Repeat the material verbatim and drop the pictures.
***
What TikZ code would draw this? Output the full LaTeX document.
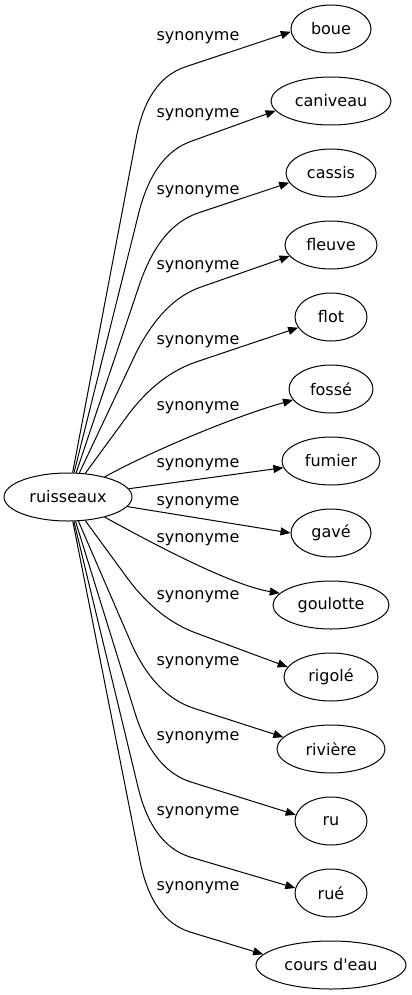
\documentclass[tikz,border=0pt]{standalone}
\usepackage{fontspec}
\setmainfont{DejaVu Sans}
\usetikzlibrary{shapes.geometric,arrows.meta,calc}
\begin{document}
\begin{tikzpicture}[x=0.75pt,y=-0.75pt,
  every node/.style={font=\fontsize{12pt}{14pt}\selectfont},
  word/.style={draw,ellipse,line width=0.75pt,minimum height=36pt,inner sep=0pt},
  lab/.style={inner sep=0pt},
  syn/.style={line width=0.75pt,-{Triangle[length=7.5pt,width=6pt]}},
  bend/.style n args={3}{insert path={.. controls ($(#1)!0.67!(#2)$) and ($(#3)!0.67!(#2)$) .. (#3)}}]
\useasboundingbox (0,0) rectangle (411,995);
\node[word,minimum width=96pt] (r) at (68,497) {ruisseaux};
\node[word,minimum width=60pt] (boue) at (331,29) {boue};
\node[word,minimum width=90pt] (caniveau) at (331,101) {caniveau};
\node[word,minimum width=67.5pt] (cassis) at (331,173) {cassis};
\node[word,minimum width=69pt] (fleuve) at (331,245) {fleuve};
\node[word,minimum width=54pt] (flot) at (331,317) {flot};
\node[word,minimum width=63pt] (fosse) at (331,389) {fossé};
\node[word,minimum width=73.5pt] (fumier) at (331,461) {fumier};
\node[word,minimum width=60pt] (gave) at (331,533) {gavé};
\node[word,minimum width=87pt] (goulotte) at (331,605) {goulotte};
\node[word,minimum width=70.5pt] (rigole) at (331,677) {rigolé};
\node[word,minimum width=81pt] (riviere) at (331,749) {rivière};
\node[word,minimum width=54pt] (ru) at (331,821) {ru};
\node[word,minimum width=54pt] (rue) at (331,893) {rué};
\node[word,minimum width=112.5pt] (cours) at (331,965) {cours d\textquotesingle eau};
% labels
\foreach \n/\y in {l1/38,l2/115,l3/192,l4/267,l5/342,l6/408,l7/465,l8/503,l9/540,l10/597,l11/663,l12/738,l13/813,l14/888}
  \node[lab] (\n) at (198,\y) {synonyme};
% bend points: P1 (before), K (corner), P2 (after)
\foreach \i/\ax/\ay/\kx/\ky/\bx/\by in {
  1/136/139/147/80/185/67,
  2/139/212/154/154/192/141,
  3/140/283/160/226/198/213,
  4/136/353/163/300/201/287,
  5/128/415/158/375/196/362,
  10/128/579/158/619/196/633,
  11/132/645/155/695/193/708,
  12/135/713/153/770/191/782,
  13/138/787/152/845/190/857,
  14/140/861/152/920/190/932}{
  \coordinate (a\i) at (\ax,\ay);
  \coordinate (k\i) at (\kx,\ky);
  \coordinate (b\i) at (\bx,\by);
}
% edges
\draw[syn] (r) -- (a1) [bend={a1}{k1}{b1}] -- (boue.184);
\draw[syn] (r) -- (a2) [bend={a2}{k2}{b2}] -- (caniveau.190);
\draw[syn] (r) -- (a3) [bend={a3}{k3}{b3}] -- (cassis.193);
\draw[syn] (r) -- (a4) [bend={a4}{k4}{b4}] -- (fleuve.195);
\draw[syn] (r) -- (a5) [bend={a5}{k5}{b5}] -- (flot.198);
\draw[syn] (r) .. controls (150,452) and (230,418) .. (fosse.196);
\draw[syn] (r) -- (fumier.188);
\draw[syn] (r) -- (gave.180);
\draw[syn] (r) .. controls (150,542) and (230,585) .. (goulotte.167);
\draw[syn] (r) -- (a10) [bend={a10}{k10}{b10}] -- (rigole.167);
\draw[syn] (r) -- (a11) [bend={a11}{k11}{b11}] -- (riviere.166);
\draw[syn] (r) -- (a12) [bend={a12}{k12}{b12}] -- (ru.170);
\draw[syn] (r) -- (a13) [bend={a13}{k13}{b13}] -- (rue.172);
\draw[syn] (r) -- (a14) [bend={a14}{k14}{b14}] -- (cours.171);
\end{tikzpicture}
\end{document}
***
(SOLUTION TO THIS PROBLEM)
What TikZ code would draw this? Output the full LaTeX document.
\documentclass[tikz,border=0pt]{standalone}
\usepackage{fontspec}
\setmainfont{DejaVu Sans}
\usetikzlibrary{shapes.geometric,arrows.meta,calc}
\begin{document}
\begin{tikzpicture}[x=0.75pt,y=-0.75pt,
  every node/.style={font=\fontsize{12pt}{14pt}\selectfont},
  word/.style={draw,ellipse,line width=0.75pt,minimum height=36pt,inner sep=0pt},
  lab/.style={inner sep=0pt},
  syn/.style={line width=0.75pt,-{Triangle[length=7.5pt,width=6pt]}},
  bend/.style n args={3}{insert path={.. controls ($(#1)!0.67!(#2)$) and ($(#3)!0.67!(#2)$) .. (#3)}}]
\useasboundingbox (0,0) rectangle (411,995);
\node[word,minimum width=96pt] (r) at (68,497) {ruisseaux};
\node[word,minimum width=60pt] (boue) at (331,29) {boue};
\node[word,minimum width=90pt] (caniveau) at (331,101) {caniveau};
\node[word,minimum width=67.5pt] (cassis) at (331,173) {cassis};
\node[word,minimum width=69pt] (fleuve) at (331,245) {fleuve};
\node[word,minimum width=54pt] (flot) at (331,317) {flot};
\node[word,minimum width=63pt] (fosse) at (331,389) {fossé};
\node[word,minimum width=73.5pt] (fumier) at (331,461) {fumier};
\node[word,minimum width=60pt] (gave) at (331,533) {gavé};
\node[word,minimum width=87pt] (goulotte) at (331,605) {goulotte};
\node[word,minimum width=70.5pt] (rigole) at (331,677) {rigolé};
\node[word,minimum width=81pt] (riviere) at (331,749) {rivière};
\node[word,minimum width=54pt] (ru) at (331,821) {ru};
\node[word,minimum width=54pt] (rue) at (331,893) {rué};
\node[word,minimum width=112.5pt] (cours) at (331,965) {cours d\textquotesingle eau};
% labels
\foreach \n/\y in {l1/38,l2/115,l3/192,l4/267,l5/342,l6/408,l7/465,l8/503,l9/540,l10/597,l11/663,l12/738,l13/813,l14/888}
  \node[lab] (\n) at (198,\y) {synonyme};
% bend points: P1 (before), K (corner), P2 (after)
\foreach \i/\ax/\ay/\kx/\ky/\bx/\by in {
  1/136/139/147/80/185/67,
  2/139/212/154/154/192/141,
  3/140/283/160/226/198/213,
  4/136/353/163/300/201/287,
  5/128/415/158/375/196/362,
  10/128/579/158/619/196/633,
  11/132/645/155/695/193/708,
  12/135/713/153/770/191/782,
  13/138/787/152/845/190/857,
  14/140/861/152/920/190/932}{
  \coordinate (a\i) at (\ax,\ay);
  \coordinate (k\i) at (\kx,\ky);
  \coordinate (b\i) at (\bx,\by);
}
% edges
\draw[syn] (r) -- (a1) [bend={a1}{k1}{b1}] -- (boue.184);
\draw[syn] (r) -- (a2) [bend={a2}{k2}{b2}] -- (caniveau.190);
\draw[syn] (r) -- (a3) [bend={a3}{k3}{b3}] -- (cassis.193);
\draw[syn] (r) -- (a4) [bend={a4}{k4}{b4}] -- (fleuve.195);
\draw[syn] (r) -- (a5) [bend={a5}{k5}{b5}] -- (flot.198);
\draw[syn] (r) .. controls (150,452) and (230,418) .. (fosse.196);
\draw[syn] (r) -- (fumier.188);
\draw[syn] (r) -- (gave.180);
\draw[syn] (r) .. controls (150,542) and (230,585) .. (goulotte.167);
\draw[syn] (r) -- (a10) [bend={a10}{k10}{b10}] -- (rigole.167);
\draw[syn] (r) -- (a11) [bend={a11}{k11}{b11}] -- (riviere.166);
\draw[syn] (r) -- (a12) [bend={a12}{k12}{b12}] -- (ru.170);
\draw[syn] (r) -- (a13) [bend={a13}{k13}{b13}] -- (rue.172);
\draw[syn] (r) -- (a14) [bend={a14}{k14}{b14}] -- (cours.171);
\end{tikzpicture}
\end{document}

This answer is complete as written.